Charts and diagrams as code:
————————

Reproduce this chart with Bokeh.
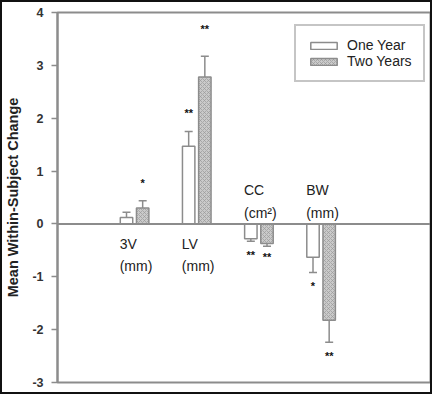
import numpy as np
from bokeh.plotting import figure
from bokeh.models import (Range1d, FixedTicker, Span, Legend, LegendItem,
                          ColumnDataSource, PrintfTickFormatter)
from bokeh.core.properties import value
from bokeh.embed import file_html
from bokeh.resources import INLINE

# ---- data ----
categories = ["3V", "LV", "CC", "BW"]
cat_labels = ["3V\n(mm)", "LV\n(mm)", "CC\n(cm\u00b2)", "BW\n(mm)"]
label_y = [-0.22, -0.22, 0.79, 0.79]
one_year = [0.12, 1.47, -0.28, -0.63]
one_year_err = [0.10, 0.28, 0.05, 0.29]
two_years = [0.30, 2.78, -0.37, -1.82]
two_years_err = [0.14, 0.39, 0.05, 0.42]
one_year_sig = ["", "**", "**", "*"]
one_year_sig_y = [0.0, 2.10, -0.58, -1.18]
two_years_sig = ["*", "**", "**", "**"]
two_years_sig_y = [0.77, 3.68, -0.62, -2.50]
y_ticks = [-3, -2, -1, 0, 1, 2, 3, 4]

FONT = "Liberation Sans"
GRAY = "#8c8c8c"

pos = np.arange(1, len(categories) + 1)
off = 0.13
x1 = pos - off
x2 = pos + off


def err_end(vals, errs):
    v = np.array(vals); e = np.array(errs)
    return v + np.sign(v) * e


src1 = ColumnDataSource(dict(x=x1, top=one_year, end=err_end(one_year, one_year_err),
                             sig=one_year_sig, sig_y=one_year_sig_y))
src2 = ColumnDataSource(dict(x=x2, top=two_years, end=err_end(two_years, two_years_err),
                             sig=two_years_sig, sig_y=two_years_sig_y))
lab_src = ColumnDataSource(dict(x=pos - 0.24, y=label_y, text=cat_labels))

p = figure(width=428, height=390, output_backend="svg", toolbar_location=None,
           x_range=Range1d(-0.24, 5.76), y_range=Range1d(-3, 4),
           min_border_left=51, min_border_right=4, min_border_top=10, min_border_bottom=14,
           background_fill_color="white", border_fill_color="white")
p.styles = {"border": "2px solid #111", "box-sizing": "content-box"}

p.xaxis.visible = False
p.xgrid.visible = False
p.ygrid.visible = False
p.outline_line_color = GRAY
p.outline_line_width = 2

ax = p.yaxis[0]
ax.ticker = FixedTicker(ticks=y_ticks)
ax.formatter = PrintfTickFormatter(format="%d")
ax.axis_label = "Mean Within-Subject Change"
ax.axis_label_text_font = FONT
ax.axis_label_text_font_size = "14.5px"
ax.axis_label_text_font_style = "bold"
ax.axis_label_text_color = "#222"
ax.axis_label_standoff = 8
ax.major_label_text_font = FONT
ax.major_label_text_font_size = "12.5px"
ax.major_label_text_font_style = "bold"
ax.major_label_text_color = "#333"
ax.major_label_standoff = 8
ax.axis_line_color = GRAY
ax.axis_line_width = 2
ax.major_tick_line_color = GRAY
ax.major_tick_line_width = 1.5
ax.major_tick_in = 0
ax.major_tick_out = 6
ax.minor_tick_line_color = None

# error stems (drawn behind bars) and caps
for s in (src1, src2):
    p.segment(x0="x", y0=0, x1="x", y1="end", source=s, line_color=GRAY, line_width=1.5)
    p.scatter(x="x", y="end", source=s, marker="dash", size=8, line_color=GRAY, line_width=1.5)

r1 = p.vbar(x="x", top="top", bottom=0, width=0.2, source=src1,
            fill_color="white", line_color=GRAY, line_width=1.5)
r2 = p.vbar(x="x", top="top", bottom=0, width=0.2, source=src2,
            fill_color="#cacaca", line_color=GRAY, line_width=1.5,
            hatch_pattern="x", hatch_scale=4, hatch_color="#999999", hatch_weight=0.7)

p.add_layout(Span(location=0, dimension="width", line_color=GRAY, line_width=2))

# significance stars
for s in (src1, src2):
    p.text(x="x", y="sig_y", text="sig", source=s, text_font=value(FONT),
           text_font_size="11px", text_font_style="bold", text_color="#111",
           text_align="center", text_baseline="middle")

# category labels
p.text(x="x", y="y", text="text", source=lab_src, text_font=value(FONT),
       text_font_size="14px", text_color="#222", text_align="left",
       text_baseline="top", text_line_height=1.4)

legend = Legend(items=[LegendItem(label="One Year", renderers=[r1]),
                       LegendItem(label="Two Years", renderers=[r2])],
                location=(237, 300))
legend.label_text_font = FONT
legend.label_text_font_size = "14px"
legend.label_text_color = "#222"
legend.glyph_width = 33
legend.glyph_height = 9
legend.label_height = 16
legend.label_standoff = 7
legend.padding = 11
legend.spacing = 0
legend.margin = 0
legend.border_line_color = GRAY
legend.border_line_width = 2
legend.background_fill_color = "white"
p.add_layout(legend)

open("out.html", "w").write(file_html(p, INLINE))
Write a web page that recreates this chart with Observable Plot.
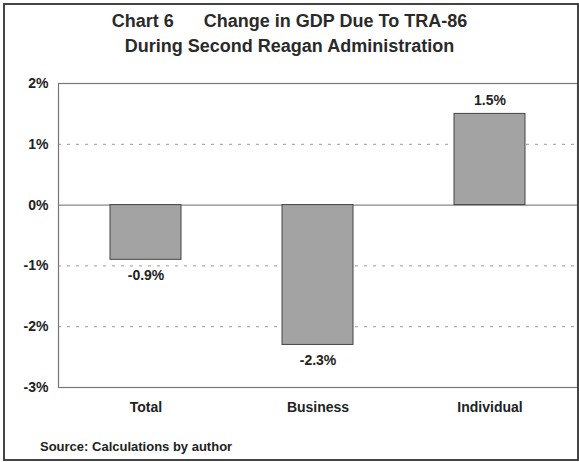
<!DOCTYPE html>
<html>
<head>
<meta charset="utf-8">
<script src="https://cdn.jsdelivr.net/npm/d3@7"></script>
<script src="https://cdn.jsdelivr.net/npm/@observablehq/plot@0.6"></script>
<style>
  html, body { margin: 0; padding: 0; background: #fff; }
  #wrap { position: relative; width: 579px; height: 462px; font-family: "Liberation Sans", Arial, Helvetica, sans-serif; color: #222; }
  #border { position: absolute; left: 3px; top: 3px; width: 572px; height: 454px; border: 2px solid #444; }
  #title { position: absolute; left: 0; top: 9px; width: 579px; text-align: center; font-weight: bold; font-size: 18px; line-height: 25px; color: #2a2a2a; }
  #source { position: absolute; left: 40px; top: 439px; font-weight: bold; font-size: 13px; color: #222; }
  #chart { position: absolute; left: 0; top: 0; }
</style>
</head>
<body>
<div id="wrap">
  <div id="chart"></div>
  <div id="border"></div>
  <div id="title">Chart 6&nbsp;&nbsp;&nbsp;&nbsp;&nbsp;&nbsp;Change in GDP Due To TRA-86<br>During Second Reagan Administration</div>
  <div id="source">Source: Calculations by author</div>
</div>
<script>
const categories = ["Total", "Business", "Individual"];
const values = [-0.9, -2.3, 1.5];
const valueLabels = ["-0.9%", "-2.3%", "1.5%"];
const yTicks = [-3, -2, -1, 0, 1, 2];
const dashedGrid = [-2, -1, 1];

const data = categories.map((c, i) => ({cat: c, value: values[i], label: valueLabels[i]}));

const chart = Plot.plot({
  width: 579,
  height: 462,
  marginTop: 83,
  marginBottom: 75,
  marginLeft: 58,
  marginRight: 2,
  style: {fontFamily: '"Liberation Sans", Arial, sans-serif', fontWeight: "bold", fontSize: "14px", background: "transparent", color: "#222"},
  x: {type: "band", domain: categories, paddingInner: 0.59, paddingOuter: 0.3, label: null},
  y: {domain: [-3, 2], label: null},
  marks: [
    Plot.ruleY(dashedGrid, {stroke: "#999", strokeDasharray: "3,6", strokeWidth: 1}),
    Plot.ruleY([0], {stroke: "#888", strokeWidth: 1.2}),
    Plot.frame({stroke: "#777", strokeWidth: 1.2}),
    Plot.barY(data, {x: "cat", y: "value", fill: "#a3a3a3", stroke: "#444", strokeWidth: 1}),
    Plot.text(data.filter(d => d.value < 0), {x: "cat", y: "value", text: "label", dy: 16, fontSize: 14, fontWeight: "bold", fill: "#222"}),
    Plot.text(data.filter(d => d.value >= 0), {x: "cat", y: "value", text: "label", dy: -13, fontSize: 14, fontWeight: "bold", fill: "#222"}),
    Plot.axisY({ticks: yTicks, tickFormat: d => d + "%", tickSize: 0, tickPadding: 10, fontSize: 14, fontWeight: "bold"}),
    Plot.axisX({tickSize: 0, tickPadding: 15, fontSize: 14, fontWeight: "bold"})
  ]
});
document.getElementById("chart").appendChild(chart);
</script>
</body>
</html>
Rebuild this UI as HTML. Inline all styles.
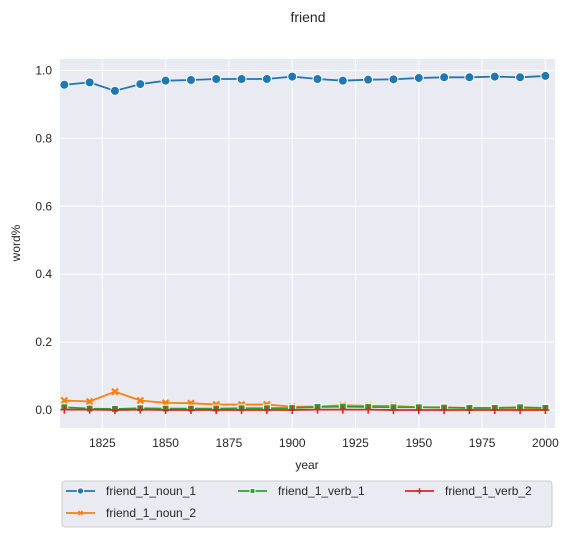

————————

From the listing, tally every line with the word "this" in it and give only the tally.

3